Popular posts (September, 2010).


It’s been a somewhat up and down month, both in what I’ve been up to and in reader activity. In the last few weeks, though, reader activity’s at least been moving in a more upwardly direction–I guess me not being as busy means there’s more up here for folks to be distracted by. Who knew? Here’s what you’ve found interesting since the start of September, as always, courtesy Google Analytics.

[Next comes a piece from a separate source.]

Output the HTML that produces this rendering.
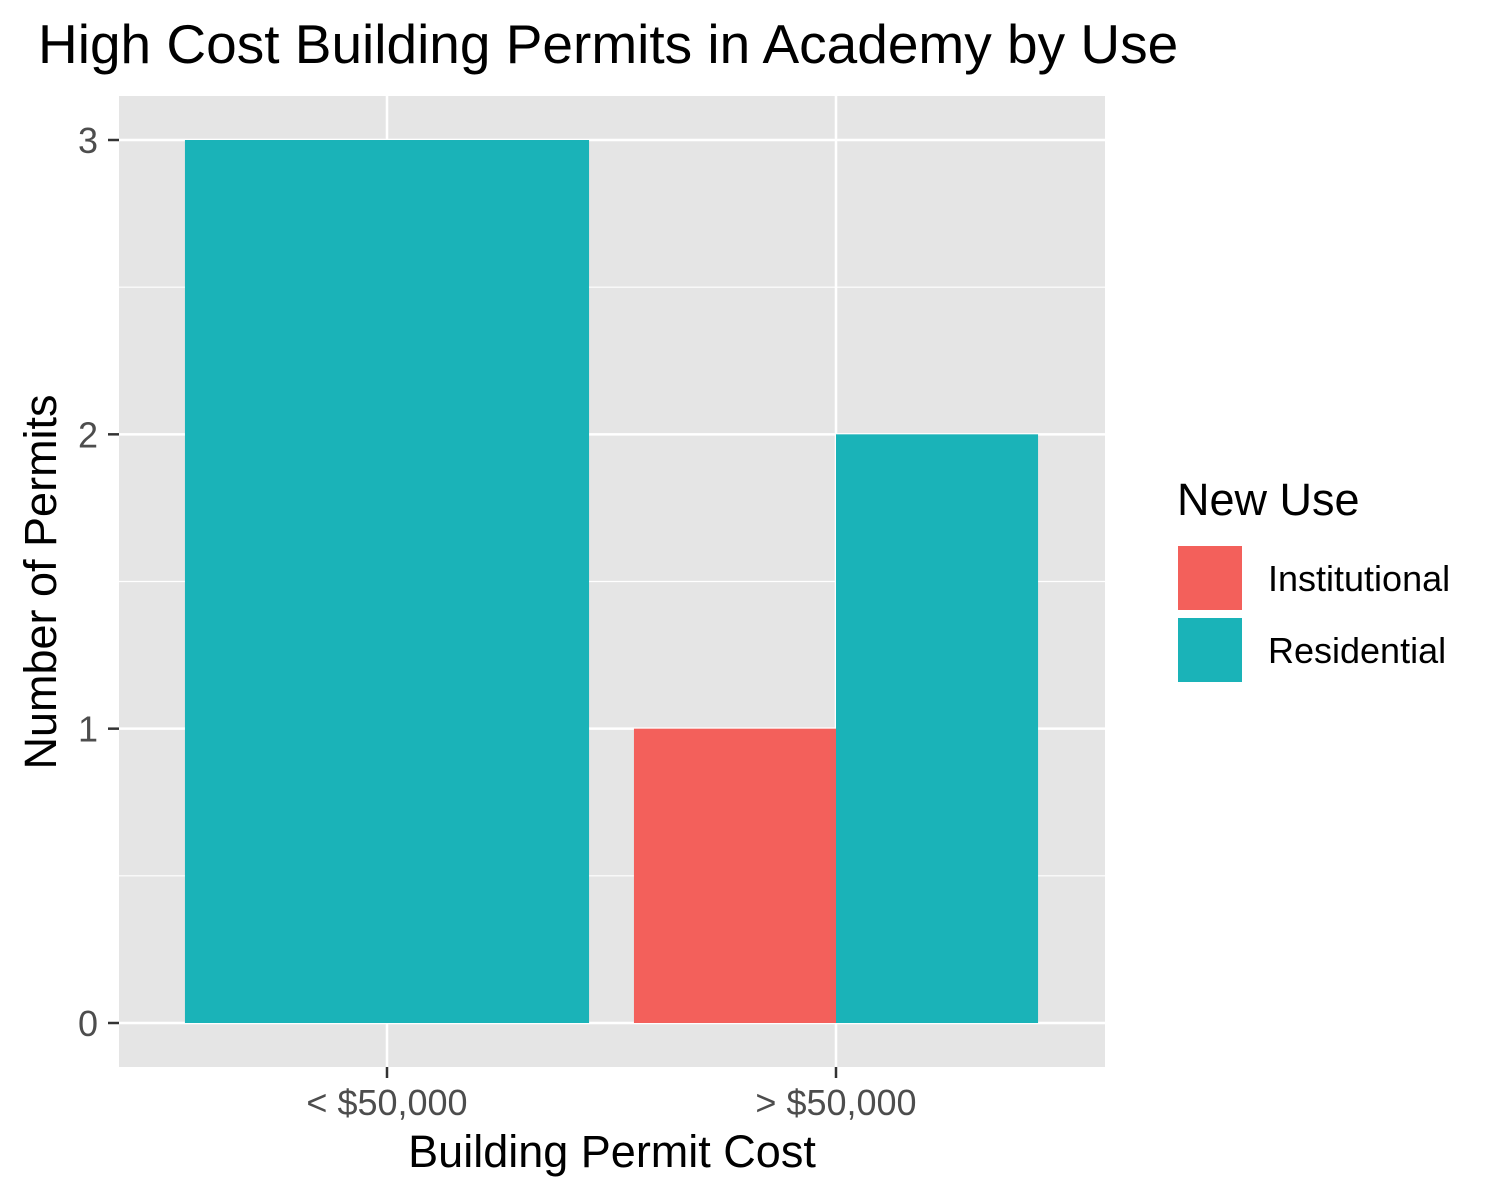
<!DOCTYPE html>
<html><head><meta charset="utf-8"><style>
body{margin:0;background:#fff;}
svg{display:block;font-family:"Liberation Sans",Arial,sans-serif;}
</style></head><body>
<svg id="chart" width="1500" height="1199" viewBox="0 0 1500 1199">
<text x="38" y="63" font-size="55" fill="#000">High Cost Building Permits in Academy by Use</text>
<rect x="119" y="96" width="986" height="971" fill="#e5e5e5"/>
<g id="grid"></g><g id="bars"></g><g id="axes"></g>
<text x="612" y="1167" font-size="45" text-anchor="middle" fill="#000">Building Permit Cost</text>
<text transform="translate(56,582) rotate(-90)" font-size="45" text-anchor="middle" fill="#000">Number of Permits</text>
<g>
<text x="1177" y="515" font-size="45" fill="#000">New Use</text>
<g><rect x="1177" y="545" width="66" height="66" fill="#f3605b" stroke="#fff" stroke-width="2"/><text x="1268" y="591" font-size="36" fill="#000">Institutional</text></g>
<g><rect x="1177" y="617" width="66" height="66" fill="#1ab3b8" stroke="#fff" stroke-width="2"/><text x="1268" y="663" font-size="36" fill="#000">Residential</text></g>
</g>
</svg>
<script>
const categories = ["< $50,000", "> $50,000"];
const institutional = [0, 1];
const residential = [3, 2];
const yTicks = [0, 1, 2, 3];
const NS = "http://www.w3.org/2000/svg";
const px0 = 119, px1 = 1105, py0 = 96, py1 = 1067;
function yScale(v){ return 1023 - v * (1023 - 140) / 3; }
function xScale(i){ return 387 + i * 449; }
const band = 449 * 0.9;
function mk(tag, attrs, parent){ const e = document.createElementNS(NS, tag); for (const k in attrs) e.setAttribute(k, attrs[k]); parent.appendChild(e); return e; }
const grid = document.getElementById('grid'), bars = document.getElementById('bars'), axes = document.getElementById('axes');
for (let i = 0; i < yTicks.length - 1; i++) {
  const y = yScale((yTicks[i] + yTicks[i+1]) / 2);
  const l = mk('line', {x1:px0, x2:px1, y1:y, y2:y, stroke:'#fff', 'stroke-width':1.2}, grid);
  
  
}
yTicks.forEach(t => {
  const y = yScale(t);
  const l = mk('line', {x1:px0, x2:px1, y1:y, y2:y, stroke:'#fff', 'stroke-width':2.5}, grid);
  
  
  mk('line', {x1:108, x2:119, y1:y, y2:y, stroke:'#333', 'stroke-width':2.5}, axes);
  const tx = mk('text', {x:98, y:y + 13, 'font-size':36, 'text-anchor':'end', fill:'#4d4d4d'}, axes);
  tx.textContent = t;
  
  
});
categories.forEach((c, i) => {
  const x = xScale(i);
  const l = mk('line', {x1:x, x2:x, y1:py0, y2:py1, stroke:'#fff', 'stroke-width':2.5}, grid);
  
  
  mk('line', {x1:x, x2:x, y1:py1, y2:py1 + 11, stroke:'#333', 'stroke-width':2.5}, axes);
  const tx = mk('text', {x:x, y:1115, 'font-size':36, 'text-anchor':'middle', fill:'#4d4d4d'}, axes);
  tx.textContent = c;
  
  
  const series = [];
  if (institutional[i] > 0) series.push(['institutional', institutional[i], '#f3605b']);
  if (residential[i] > 0) series.push(['residential', residential[i], '#1ab3b8']);
  const w = band / series.length;
  series.forEach((s, j) => {
    const x0 = x - band / 2 + j * w;
    const r = mk('rect', {x:x0, y:yScale(s[1]), width:w, height:yScale(0) - yScale(s[1]), fill:s[2]}, bars);
    
    
  });
});
</script>
</body></html>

  • I’ve been an unwilling recipient of the Ontario Disability Support Program (ODSP) since around this time last year. even though I’d much rather be working and off ODSP, I still take an active interest in what goes on with it–particularly to the extent that, at least for the moment, it also affects me. So when two people with alcoholism were ruled by Ontario’s human rights commission to be entitled to ODSP, I was more than a little irritated. I unloaded on the human rights commission when I read of it, and that generated a fairly intense discussion–the most activity the blog’s seen since it was set up.
  • Not nearly as intense a discussion, Ottawa mayoral candidate Clive Doucet gets a spot in the popular posts list for his advertisements based on exchanging only one or two emails with the man–nearly two years ago. He got his very own rant for that. Fortunately, his unsubscribe option exists–and works–this time.
  • H1N1 is dead, and just in time. a day or two after its death, the World Health Organization (WHO) decided it wanted us to know about a brand spanking new superbug. Vaccination manufacturers everywhere just had a collective orgasm.
  • My quest to put my geekery on paper has been placed on a temporary hold, after my college dreams crashed and burned. Bright side: it freed me up to pursue two job opportunities, one of which is still running–the other, at least for the moment, ran off a cliff.
  • And, from the archives, in 2008, Carly Fleischmann made headlines in a larger than life way. She’s an autistic highschool kid who can’t communicate verbally, but can do so more than well enough on a computer to make up for it. I wrote two entries about her–here’s the second of the two–when I read about her initially. More than two years later now, and she’s in highschool, on Facebook, and on Twitter–follow her here. That’s the kind of progress I can get behind.

That’s the kind of month it’s been. Now let’s shove this thing into October, possible future employment, and hockey. Lots, and lots, of hockey.